See An Asteroid From Your Backyard

Every week, a handful of new Earth-approaching asteroids are caught in a net of robotic telescopes and join the ranks of nearly 16,000 other fly-by-night space boulders. Among their number is one 2014 JO25, discovered in May 2014 by astronomers at the Catalina Sky Survey (CSS) near Tucson, Arizona.

An artist's view of an Earth-approaching asteroid passing close to our planet. ESA / P.Carril
An artist's view of an Earth-approaching asteroid passing close
to our planet. ESA / P.Carril.

Observations made by NASA's NEOWISE mission have pegged the asteroid at roughly 650 meters (2,000 feet) across and twice as reflective as the Moon. That and its orbit are about all we know about this speeding space mountain for the moment.

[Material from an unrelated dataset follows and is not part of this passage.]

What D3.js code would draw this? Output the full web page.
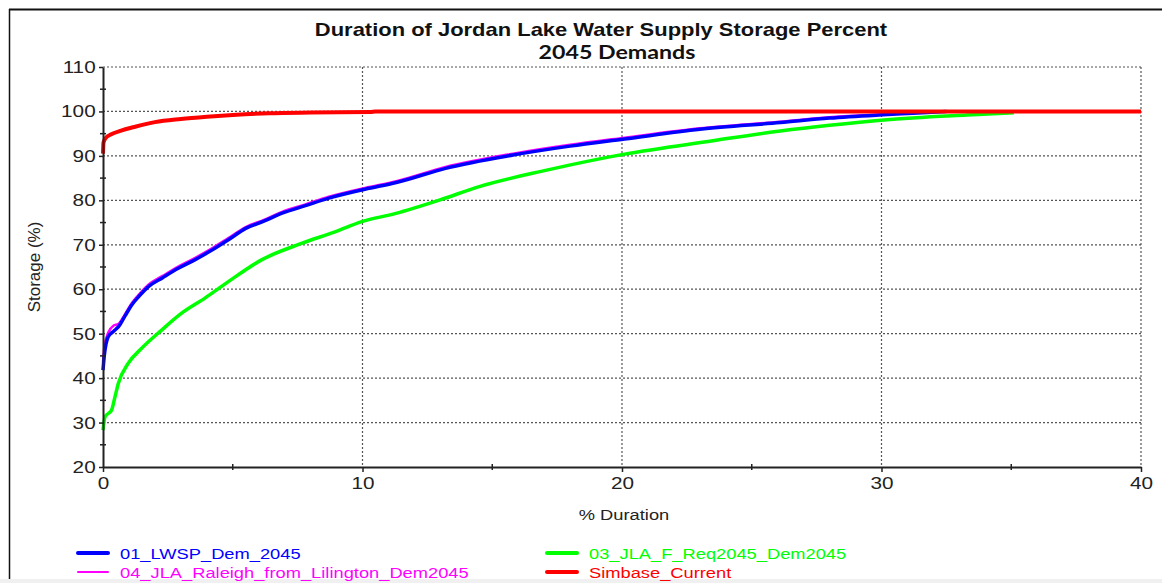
<!DOCTYPE html>
<html>
<head>
<meta charset="utf-8">
<script src="https://cdn.jsdelivr.net/npm/d3@7"></script>
<style>
  body { margin: 0; background: #fff; }
  svg { display: block; }
</style>
</head>
<body>
<script>
// duration (%) vs storage (%)
const lwspX = [0, 0.05, 0.2, 0.4, 0.6, 0.85, 1.1, 1.4, 1.75, 2.3, 2.9, 3.5, 4.2, 4.8, 5.5, 6.2, 6.9, 7.8, 8.7, 10.1, 11.3, 13.2, 15.8, 18, 20.1, 23, 26.1, 28, 29.9, 31.2, 32.5];
const lwspY = [41.8, 45, 49.3, 50.5, 51.6, 54, 56.4, 58.5, 60.6, 62.6, 64.7, 66.5, 68.8, 71, 73.7, 75.3, 77.1, 78.8, 80.5, 82.5, 84, 87.2, 90.2, 92.2, 93.8, 96, 97.5, 98.5, 99.2, 99.6, 100];

const raleighX = [0, 0.05, 0.2, 0.4, 0.6, 0.85, 1.1, 1.4, 1.75, 2.3, 2.9, 3.5, 4.2, 4.8, 5.5, 6.2, 6.9, 7.8, 8.7, 10.1, 11.3, 13.2, 15.8, 18, 20.1, 23, 26.1, 28, 29.9, 31.2, 32.5];
const raleighY = [43.5, 47, 50.2, 51.8, 52.2, 54.4, 56.8, 58.9, 61, 63, 65.1, 66.9, 69.2, 71.4, 74, 75.6, 77.4, 79.1, 80.8, 82.8, 84.3, 87.5, 90.5, 92.5, 94.1, 96.2, 97.7, 98.7, 99.3, 99.7, 100];

const jlaX = [0, 0.08, 0.33, 0.45, 0.59, 0.97, 1.49, 2.26, 3.03, 3.93, 4.83, 6.11, 7.65, 8.94, 9.97, 11.25, 12.99, 14.5, 17.1, 20.1, 23.5, 26.1, 28, 30.1, 33.3, 35.1];
const jlaY = [28.3, 31.3, 32.8, 35.5, 38.8, 43.3, 46.7, 50.8, 54.6, 58.0, 61.7, 66.6, 70.3, 72.9, 75.2, 77.0, 80.1, 83.1, 86.8, 90.4, 93.4, 95.6, 96.9, 98.1, 99.2, 99.7];

const simbaseX = [0, 0.02, 0.1, 0.3, 0.7, 1.2, 2, 3, 4, 5, 6.4, 8, 10.3, 10.5, 40];
const simbaseY = [90.5, 93, 94, 94.8, 95.7, 96.5, 97.6, 98.3, 98.8, 99.2, 99.6, 99.75, 99.85, 100, 100];

const seriesNames = ["01_LWSP_Dem_2045", "04_JLA_Raleigh_from_Lilington_Dem2045", "03_JLA_F_Req2045_Dem2045", "Simbase_Current"];
const xTicks = [0, 10, 20, 30, 40];
const yTicks = [20, 30, 40, 50, 60, 70, 80, 90, 100, 110];

const width = 1162;
const height = 583;
const plotLeft = 103;
const plotRight = 1141;
const plotTop = 67;
const plotBottom = 467;
const stretch = 1.22; // text in the reference is widened

const svg = d3
  .select("body")
  .append("svg")
  .attr("width", width)
  .attr("height", height);

// frame
svg.append("rect").attr("x", 0).attr("y", 579).attr("width", width).attr("height", 4).attr("fill", "#f0f0f0");
svg.append("line").attr("x1", 9).attr("x2", width).attr("y1", 9.5).attr("y2", 9.5).attr("stroke", "#111").attr("stroke-width", 2);
svg.append("line").attr("x1", 9.5).attr("x2", 9.5).attr("y1", 9).attr("y2", 579).attr("stroke", "#111").attr("stroke-width", 1.5);

const xScale = d3.scaleLinear().domain([0, 40]).range([plotLeft, plotRight]);
const yScale = d3.scaleLinear().domain([20, 110]).range([plotBottom, plotTop]);

const addText = (x, y, str, opts) => {
  const t = svg
    .append("text")
    .attr("transform", `translate(${x},${y}) scale(${opts.sx || stretch},1)`)
    .attr("text-anchor", opts.anchor || "middle")
    .attr("font-family", opts.family || "'Liberation Sans', Arial, sans-serif")
    .attr("font-size", opts.size)
    .attr("font-weight", opts.weight || "normal")
    .attr("fill", opts.color || "#222")
    .text(str);
  return t;
};

// title
addText(601, 36, "Duration of Jordan Lake Water Supply Storage Percent", { size: 18, weight: "bold", color: "#111" });
addText(617, 59, "2045 Demands", { size: 19, weight: "bold", color: "#111", family: "Lato, 'Open Sans', sans-serif" });

// grid
const grid = svg.append("g").attr("stroke", "#555").attr("stroke-width", 1.2).attr("stroke-dasharray", "2,2");
grid
  .selectAll("line.h")
  .data(yTicks.filter((d) => d > 20))
  .enter()
  .append("line")
  .attr("x1", plotLeft)
  .attr("x2", plotRight)
  .attr("y1", (d) => yScale(d))
  .attr("y2", (d) => yScale(d));
grid
  .selectAll("line.v")
  .data(xTicks.filter((d) => d > 0))
  .enter()
  .append("line")
  .attr("x1", (d) => xScale(d))
  .attr("x2", (d) => xScale(d))
  .attr("y1", plotTop)
  .attr("y2", plotBottom);

// series
const line = d3
  .line()
  .x((d) => xScale(d[0]))
  .y((d) => yScale(d[1]))
  .curve(d3.curveMonotoneX);

const series = [
  { xs: jlaX, ys: jlaY, color: "#00ff00", w: 3.5 },
  { xs: raleighX, ys: raleighY, color: "#ff00ff", w: 2.5 },
  { xs: lwspX, ys: lwspY, color: "#0000ff", w: 3.5 },
  { xs: simbaseX, ys: simbaseY, color: "#ff0000", w: 4 },
];

series.forEach((s) => {
  svg
    .append("path")
    .datum(s.xs.map((x, i) => [x, s.ys[i]]))
    .attr("fill", "none")
    .attr("stroke", s.color)
    .attr("stroke-width", s.w)
    .attr("stroke-linejoin", "round")
    .attr("d", line);
});

// axes
const yAxis = d3.axisLeft(yScale).tickValues(yTicks).tickSizeInner(4).tickSizeOuter(0).tickPadding(2);
const xAxis = d3.axisBottom(xScale).tickValues(xTicks).tickSizeInner(5).tickSizeOuter(0).tickPadding(5);

const gy = svg.append("g").attr("transform", `translate(${plotLeft},0)`).call(yAxis);
const gx = svg.append("g").attr("transform", `translate(0,${plotBottom})`).call(xAxis);

[gx, gy].forEach((g) => {
  g.select(".domain").attr("stroke", "#222").attr("stroke-width", 2);
  g.selectAll(".tick line").attr("stroke", "#222").attr("stroke-width", 1.5);
  g.selectAll(".tick text")
    .attr("font-family", "'Liberation Sans', Arial, sans-serif")
    .attr("font-size", 17)
    .attr("fill", "#222")
    .attr("transform", `scale(${stretch},1)`);
});

// minor ticks
svg
  .selectAll("line.minor-y")
  .data(d3.range(25, 110, 10))
  .enter()
  .append("line")
  .attr("x1", plotLeft - 3)
  .attr("x2", plotLeft + 3)
  .attr("y1", (d) => yScale(d))
  .attr("y2", (d) => yScale(d))
  .attr("stroke", "#222")
  .attr("stroke-width", 1.5);
svg
  .selectAll("line.minor-x")
  .data(d3.range(5, 40, 10))
  .enter()
  .append("line")
  .attr("x1", (d) => xScale(d))
  .attr("x2", (d) => xScale(d))
  .attr("y1", plotBottom - 3)
  .attr("y2", plotBottom + 3)
  .attr("stroke", "#222")
  .attr("stroke-width", 1.5);

// axis titles
addText(624, 520, "% Duration", { size: 15 });
svg
  .append("text")
  .attr("transform", "translate(40,267) rotate(-90)")
  .attr("text-anchor", "middle")
  .attr("font-family", "'Liberation Sans', Arial, sans-serif")
  .attr("font-size", 17)
  .attr("fill", "#222")
  .text("Storage (%)");

// legend
const legendItems = [
  { name: seriesNames[0], color: "#0000ff", w: 4, x: 78, y: 553 },
  { name: seriesNames[1], color: "#ff00ff", w: 2, x: 78, y: 572 },
  { name: seriesNames[2], color: "#00ff00", w: 4, x: 547, y: 553 },
  { name: seriesNames[3], color: "#ff0000", w: 4, x: 547, y: 572 },
];

legendItems.forEach((d) => {
  svg
    .append("line")
    .attr("x1", d.x)
    .attr("x2", d.x + 30)
    .attr("y1", d.y)
    .attr("y2", d.y)
    .attr("stroke", d.color)
    .attr("stroke-width", d.w)
    .attr("stroke-linecap", "round");
  addText(d.x + 42, d.y + 6, d.name, { size: 15, anchor: "start", color: d.color });
});
</script>
</body>
</html>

That should change very soon. Asteroid 2014 JO25 will be making a close approach to Earth on April 19th. Because of its size and proximity, it will be bright enough to spot in a small, backyard telescope and moving fast enough to see in real-time.

The closest approach occurs around 12 UT (7 a.m. CDT) on April 19th when it zips by at 1.8 million km (fewer than 1.1 million miles) away, or about four times the distance to the Moon. When darkness falls in Europe and Africa that evening, the asteroid will shine at its peak magnitude of +10.7 along the Ursa Minor–Draco border. Several hours later, North American observers can catch it rolling west across Coma Berenices a hair fainter, between magnitude +10.8 and +11.0.